The heap dumps that we get on out of memory errors are showing more than 6 Gb of the heap taken by threads (between 200 and 300) holding many instances of org.apache.cassandra.io.sstable.IndexHelper$IndexInfo containing 2 HeapByteBuffer containing 84 bytes of data.
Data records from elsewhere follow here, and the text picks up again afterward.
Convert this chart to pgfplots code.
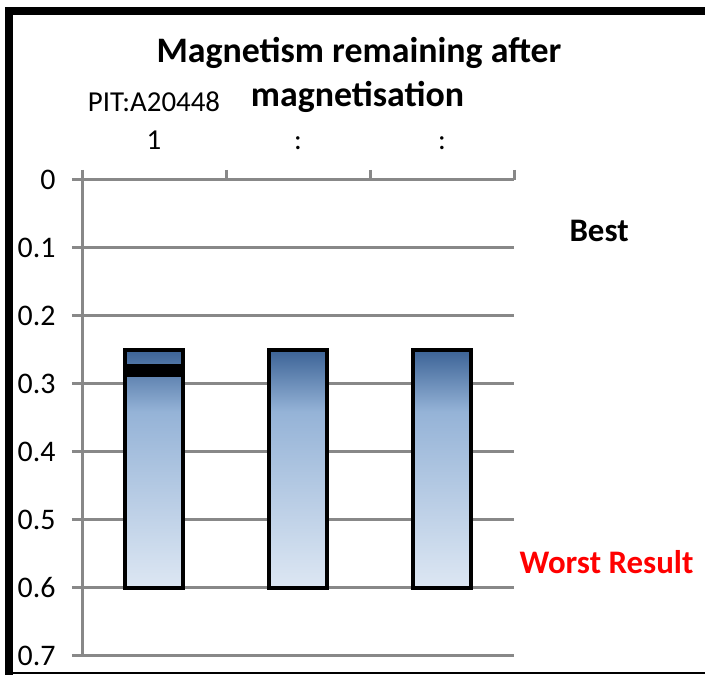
\documentclass[border=0pt]{standalone}
\usepackage{fontspec}
\setmainfont{Carlito}
\usepackage{pgfplots}
\pgfplotsset{compat=1.18}
\definecolor{gridgray}{RGB}{136,136,136}
\definecolor{bartop}{RGB}{60,99,150}
\definecolor{barmid}{RGB}{149,179,215}
\definecolor{barbot}{RGB}{221,231,243}
\definecolor{worstred}{RGB}{255,0,0}
\pgfdeclareverticalshading{barshade}{100bp}{color(0bp)=(barbot); color(25bp)=(barbot);
  color(62bp)=(barmid); color(75bp)=(bartop); color(100bp)=(bartop)}
\begin{document}
\begin{tikzpicture}[x=1bp,y=1bp]
\useasboundingbox (0,0) rectangle (705,675);
% frame
\draw[line width=8bp] (9,0) -- (9,664) -- (705,664);
\draw[line width=1.5bp] (9,2) -- (705,2);
\begin{axis}[
    at={(82bp,495bp)}, anchor=north west,
    scale only axis, width=432bp, height=476bp,
    xmin=0, xmax=3, ymin=0, ymax=0.7, y dir=reverse,
    axis x line*=top, axis y line*=left,
    axis line style={gridgray, line width=3bp},
    tick style={gridgray, line width=3bp},
    major tick length=10bp, tick align=outside,
    ymajorgrids, grid style={gridgray, line width=3bp},
    xtick={0,1,2,3}, x tick label as interval,
    xticklabels={{PIT:A20448\\1},{:},{:}},
    xticklabel style={align=center, font=\fontsize{29}{38}\selectfont, yshift=17bp},
    ytick={0,0.1,0.2,0.3,0.4,0.5,0.6,0.7},
    yticklabels={0,0.1,0.2,0.3,0.4,0.5,0.6,0.7},
    yticklabel style={font=\fontsize{30}{32}\selectfont, xshift=-13bp},
    /pgf/number format/assume math mode=true,
    ybar stacked, bar width=0.4,
]
\addplot[draw=none, fill=none] coordinates {(0.5,0.25)(1.5,0.25)(2.5,0.25)};
\addplot[draw=black, line width=4bp, shading=barshade]
    coordinates {(0.5,0.35)(1.5,0.35)(2.5,0.35)};
\end{axis}
\begin{axis}[
    at={(82bp,495bp)}, anchor=north west,
    scale only axis, width=432bp, height=476bp,
    xmin=0, xmax=3, ymin=0, ymax=0.7, y dir=reverse,
    hide axis, ybar stacked, bar width=0.4,
]
\addplot[draw=none, fill=none] coordinates {(0.5,0.2735)};
\addplot[fill=black, draw=black, line width=4bp] coordinates {(0.5,0.014)};
\end{axis}
\node[font=\fontsize{36}{45}\selectfont\bfseries, anchor=base] at (359,612) {Magnetism remaining after};
\node[font=\fontsize{36}{45}\selectfont\bfseries, anchor=base] at (357.5,568) {magnetisation};
\node[font=\fontsize{33}{38}\selectfont\bfseries, anchor=base west] at (566,433) {Best};
\node[font=\fontsize{33}{38}\selectfont\bfseries, text=worstred, anchor=base west] at (516,101) {Worst Result};
\end{tikzpicture}
\end{document}
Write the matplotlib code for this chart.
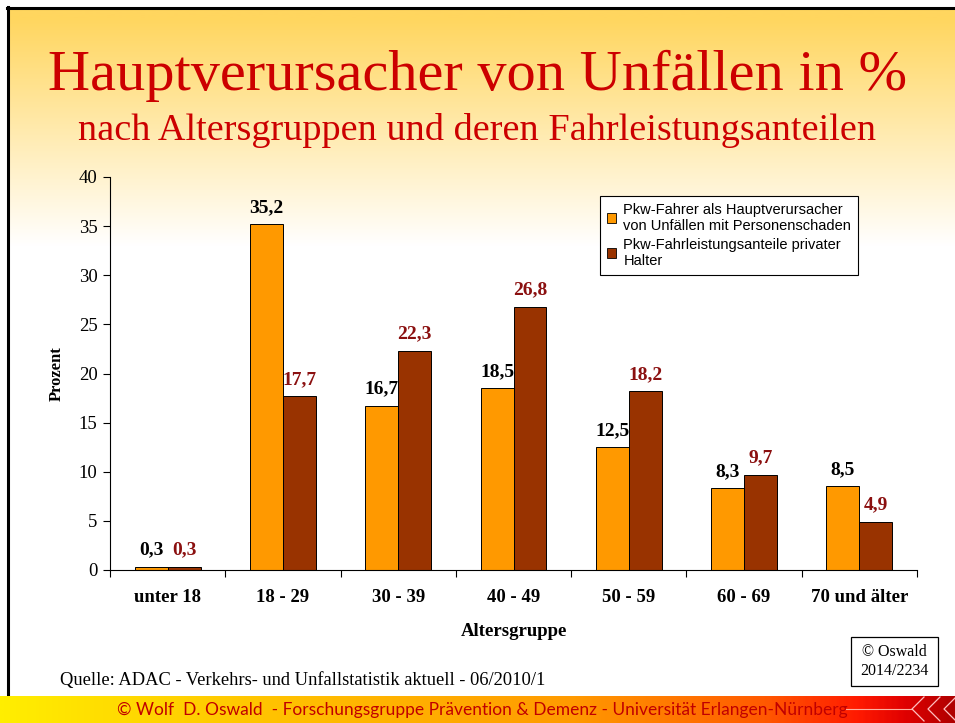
import numpy as np
import matplotlib
matplotlib.use("Agg")
import matplotlib.pyplot as plt
from matplotlib.colors import LinearSegmentedColormap
from matplotlib.patches import Rectangle

categories = ["unter 18", "18 - 29", "30 - 39", "40 - 49", "50 - 59", "60 - 69", "70 und älter"]
verursacher = [0.3, 35.2, 16.7, 18.5, 12.5, 8.3, 8.5]
fahrleistung = [0.3, 17.7, 22.3, 26.8, 18.2, 9.7, 4.9]
series_names = ["Pkw-Fahrer als Hauptverursacher\nvon Unfällen mit Personenschaden",
                "Pkw-Fahrleistungsanteile privater\nHalter"]
yticks = [0, 5, 10, 15, 20, 25, 30, 35, 40]

W, H = 955, 723
fig = plt.figure(figsize=(W / 100, H / 100), dpi=100)
serif = "Liberation Serif"
sans = "Liberation Sans"

# ---- background ----
bg = fig.add_axes([0, 0, 1, 1], zorder=-10)
bg.set_xlim(0, W); bg.set_ylim(H, 0); bg.axis("off")
grad = np.ones((H, 1, 3))
top = np.array([255, 214, 95]) / 255.0
for i in range(H):
    t = min(max((i - 10) / 230.0, 0), 1)
    grad[i, 0] = top * (1 - t) + np.array([1, 1, 1]) * t
bg.imshow(grad, extent=[8, W, H, 8], aspect="auto", zorder=0)
bg.add_patch(Rectangle((0, 0), W, 8, color="white", zorder=1))
bg.add_patch(Rectangle((0, 0), 8, H, color="white", zorder=1))
bg.plot([7, W], [8, 8], color="black", lw=2.2, zorder=2)
bg.plot([8, 8], [7, 697], color="black", lw=2.2, zorder=2)

# footer band
fcmap = LinearSegmentedColormap.from_list("foot", [(0, "#ffee00"), (0.3, "#ffc000"), (0.6, "#ff9a00"),
                                                   (0.8, "#ff5a00"), (0.9, "#ff1a00"), (0.95, "#e00000"), (1, "#b00000")])
fg = np.linspace(0, 1, 400).reshape(1, -1)
bg.imshow(fg, cmap=fcmap, extent=[0, W, H, 696], aspect="auto", zorder=3)
bg.plot([845, 912], [709, 709], color="#ffb0a0", lw=0.8, zorder=4)
for x0 in [912, 928, 944]:
    bg.plot([x0 + 12, x0, x0 + 12], [697, 709, 721], color="#ffc0c0", lw=0.9, zorder=4)
bg.text(482, 710, "© Wolf  D. Oswald  - Forschungsgruppe Prävention & Demenz - Universität Erlangen-Nürnberg",
        ha="center", va="center", fontsize=12.5, color="#c00000", family="Lato", zorder=5)

# titles
fig.text(0.5, 1 - 76 / H, "Hauptverursacher von Unfällen in %", ha="center", va="center",
         fontsize=42, color="#cc0000", family=serif)
fig.text(0.5, 1 - 131 / H, "nach Altersgruppen und deren Fahrleistungsanteilen", ha="center", va="center",
         fontsize=27.5, color="#cc0000", family=serif)

# ---- chart ----
ax = fig.add_axes([110 / W, 1 - 570 / H, (917 - 110) / W, (570 - 177) / H])
ax.patch.set_alpha(0)
x = np.arange(len(categories))
bw = 0.286
b1 = ax.bar(x - bw / 2, verursacher, bw, color="#ff9900", edgecolor="black", linewidth=0.7,
            label=series_names[0])
b2 = ax.bar(x + bw / 2, fahrleistung, bw, color="#993300", edgecolor="black", linewidth=0.7,
            label=series_names[1])
for xi, v in zip(x, verursacher):
    ax.annotate(f"{v:.1f}".replace(".", ","), (xi - bw / 2, v), xytext=(0, 6), textcoords="offset points",
                ha="center", va="bottom", fontsize=14, fontweight="bold", family=serif, color="black")
for xi, v in zip(x, fahrleistung):
    ax.annotate(f"{v:.1f}".replace(".", ","), (xi + bw / 2, v), xytext=(0, 6), textcoords="offset points",
                ha="center", va="bottom", fontsize=14, fontweight="bold", family=serif, color="#8b1010")

ax.set_xlim(-0.5, len(categories) - 0.5)
ax.set_ylim(0, 40)
ax.set_yticks(yticks)
ax.set_yticklabels([str(t) for t in yticks], family=serif, fontsize=13.5)
ax.set_xticks(np.arange(len(categories) + 1) - 0.5)
ax.set_xticklabels([])
ax.set_xticks(x, minor=True)
ax.set_xticklabels(categories, minor=True, family=serif, fontsize=13.5, fontweight="bold")
ax.tick_params(axis="x", which="minor", length=0, pad=14)
ax.tick_params(axis="x", which="major", length=5, direction="out", width=0.8)
ax.tick_params(axis="y", length=5, direction="out", width=0.8, pad=4)
for s in ["top", "right"]:
    ax.spines[s].set_visible(False)
ax.spines["left"].set_linewidth(0.8)
ax.spines["bottom"].set_linewidth(0.8)
ax.set_ylabel("Prozent", family=serif, fontsize=12, fontweight="bold", labelpad=10)
ax.set_xlabel("Altersgruppe", family=serif, fontsize=13.5, fontweight="bold", labelpad=12)

leg = fig.legend(handles=[b1, b2], labels=series_names, loc="upper left",
                 bbox_to_anchor=(600 / W, 1 - 196 / H), prop={"family": sans, "size": 10.5},
                 frameon=True, fancybox=False, edgecolor="black", framealpha=1,
                 handlelength=0.65, handleheight=0.65, handletextpad=0.5, borderpad=0.45,
                 labelspacing=0.35, borderaxespad=0)
leg.get_frame().set_linewidth(0.8)
for h in leg.legend_handles:
    h.set_linewidth(0.6)

# source & copyright
fig.text(60 / W, 1 - 680 / H, "Quelle: ADAC - Verkehrs- und Unfallstatistik aktuell - 06/2010/1",
         ha="left", va="center", family=serif, fontsize=13.3, color="black")
bg.add_patch(Rectangle((851, 637), 87, 49, facecolor="white", edgecolor="black", lw=0.9, zorder=6))
bg.text(894.5, 661.5, "© Oswald\n2014/2234", ha="center", va="center", family=serif,
        fontsize=11.5, color="black", linespacing=1.3, zorder=7)

fig.savefig("out.png", dpi=100)
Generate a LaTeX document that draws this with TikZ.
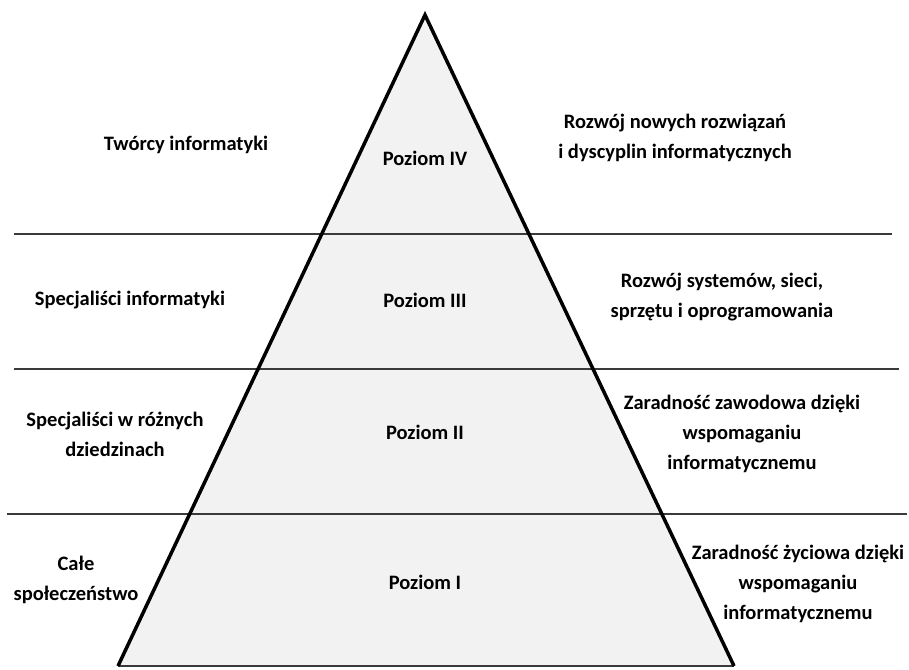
\documentclass[tikz,border=0pt]{standalone}
\usepackage{fontspec}
\setmainfont{Carlito}
\usepackage{xcolor}
\definecolor{pyrfill}{HTML}{F2F2F2}
\definecolor{rulegray}{HTML}{3A3A3A}
\tikzset{
    label/.style={font=\bfseries\fontsize{20.5}{30}\selectfont, align=center, inner sep=0pt},
    divider/.style={line width=1.8pt, rulegray},
}

\begin{document}
\begin{tikzpicture}[x=1pt, y=-1pt]
            \useasboundingbox (0, 0) rectangle (909, 669);
            \coordinate (apex) at (425, 15);
            \coordinate (baseL) at (118, 666);
            \coordinate (baseR) at (734, 666);
            \fill[pyrfill] (apex) -- (baseL) -- (baseR) -- cycle;
            \draw[divider] (14, 234) -- (892, 234);
            \draw[divider] (14, 369) -- (899, 369);
            \draw[divider] (7, 514) -- (907, 514);
            \draw[divider] (baseL) -- (baseR);
            \draw[line width=3.5pt, black, line join=miter] (baseL) -- (apex) -- (baseR);
            % levels
            \node[label] (poz4) at (425, 158) {Poziom IV};
            \node[label] (poz3) at (425, 300) {Poziom III};
            \node[label] (poz2) at (425, 432) {Poziom II};
            \node[label] (poz1) at (425, 582) {Poziom I};
            % who
            \node[label] (kto4) at (186, 145) {Twórcy informatyki};
            \node[label] (kto3) at (130, 300) {Specjaliści informatyki};
            \node[label] (kto2) at (115, 434) {Specjaliści w różnych\\dziedzinach};
            \node[label] (kto1) at (76, 580) {Całe\\społeczeństwo};
            % what
            \node[label] (cel4) at (675, 138) {Rozwój nowych rozwiązań\\i dyscyplin informatycznych};
            \node[label] (cel3) at (722, 297) {Rozwój systemów, sieci,\\sprzętu i oprogramowania};
            \node[label] (cel2) at (742, 434) {Zaradność zawodowa dzięki\\wspomaganiu\\informatycznemu};
            \node[label] (cel1) at (798, 584) {Zaradność życiowa dzięki\\wspomaganiu\\informatycznemu};
        \end{tikzpicture}
\end{document}
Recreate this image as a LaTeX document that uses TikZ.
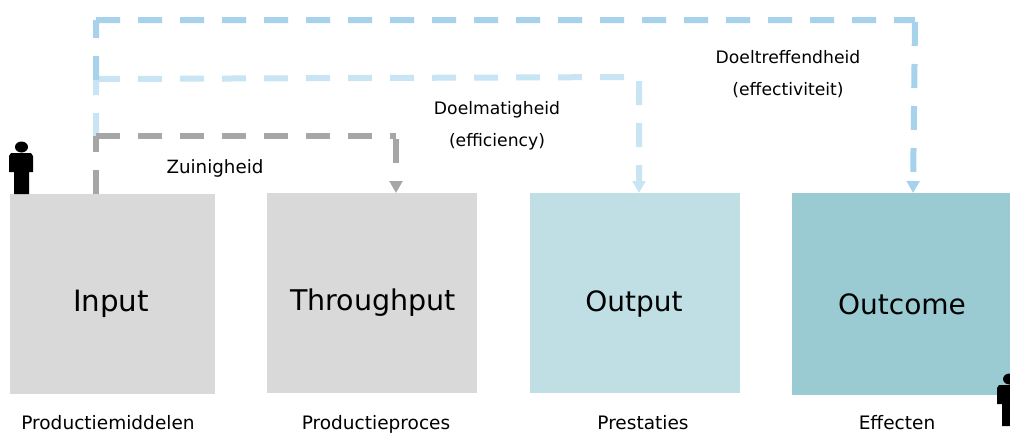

Cassandra system.log shows errors like this:

ERROR [Thread-388] 2015-05-18 12:11:10,147 CassandraDaemon.java (line 199) Exception in thread Thread[Thread-388,5,main]
java.lang.OutOfMemoryError: Java heap space
ERROR [ReadStage:321] 2015-05-18 12:11:10,147 CassandraDaemon.java (line 199) Exception in thread Thread[ReadStage:321,5,main]
java.lang.OutOfMemoryError: Java heap space
    at java.nio.HeapByteBuffer.<init>(HeapByteBuffer.java:57)
    at java.nio.ByteBuffer.allocate(ByteBuffer.java:331)
    at org.apache.cassandra.io.util.MappedFileDataInput.readBytes(MappedFileDataInput.java:146)
    at org.apache.cassandra.utils.ByteBufferUtil.read(ByteBufferUtil.java:392)
    at org.apache.cassandra.utils.ByteBufferUtil.readWithShortLength(ByteBufferUtil.java:371)
    at org.apache.cassandra.io.sstable.IndexHelper$IndexInfo.deserialize(IndexHelper.java:187)
    at org.apache.cassandra.db.RowIndexEntry$Serializer.deserialize(RowIndexEntry.java:122)
    at org.apache.cassandra.io.sstable.SSTableReader.getPosition(SSTableReader.java:970)
    at org.apache.cassandra.io.sstable.SSTableReader.getPosition(SSTableReader.java:871)
    at org.apache.cassandra.db.columniterator.SSTableSliceIterator.<init>(SSTableSliceIterator.java:41)
    at org.apache.cassandra.db.filter.SliceQueryFilter.getSSTableColumnIterator(SliceQueryFilter.java:167)
    at org.apache.cassandra.db.filter.QueryFilter.getSSTableColumnIterator(QueryFilter.java:62)
    at org.apache.cassandra.db.CollationController.collectAllData(CollationController.java:250)
    at org.apache.cassandra.db.CollationController.getTopLevelColumns(CollationController.java:53)
    at org.apache.cassandra.db.ColumnFamilyStore.getTopLevelColumns(ColumnFamilyStore.java:1547)
    at org.apache.cassandra.db.ColumnFamilyStore.getColumnFamily(ColumnFamilyStore.java:1376)
    at org.apache.cassandra.db.Keyspace.getRow(Keyspace.java:327)
    at org.apache.cassandra.db.SliceFromReadCommand.getRow(SliceFromReadCommand.java:65)
    at org.apache.cassandra.db.ReadVerbHandler.doVerb(ReadVerbHandler.java:47)
    at org.apache.cassandra.net.MessageDeliveryTask.run(MessageDeliveryTask.java:60)
    at java.util.concurrent.ThreadPoolExecutor.runWorker(ThreadPoolExecutor.java:1145)
    at java.util.concurrent.ThreadPoolExecutor$Worker.run(ThreadPoolExecutor.java:615)
    at java.lang.Thread.run(Thread.java:724)
1

1 Answers

3
votes

You are using "IN" query for multiple partitions, since scalability is the part of the partition key. This causes cassandra to coordinate the query across multiple nodes. For more details, see, for example, this.

The solution would be to run a separate query for every value in scalability and then merge the result manually or not make it part of the partition key, ie. PRIMARY KEY ((fieldname, fieldvalue), scalability, timestamptdr) if possible.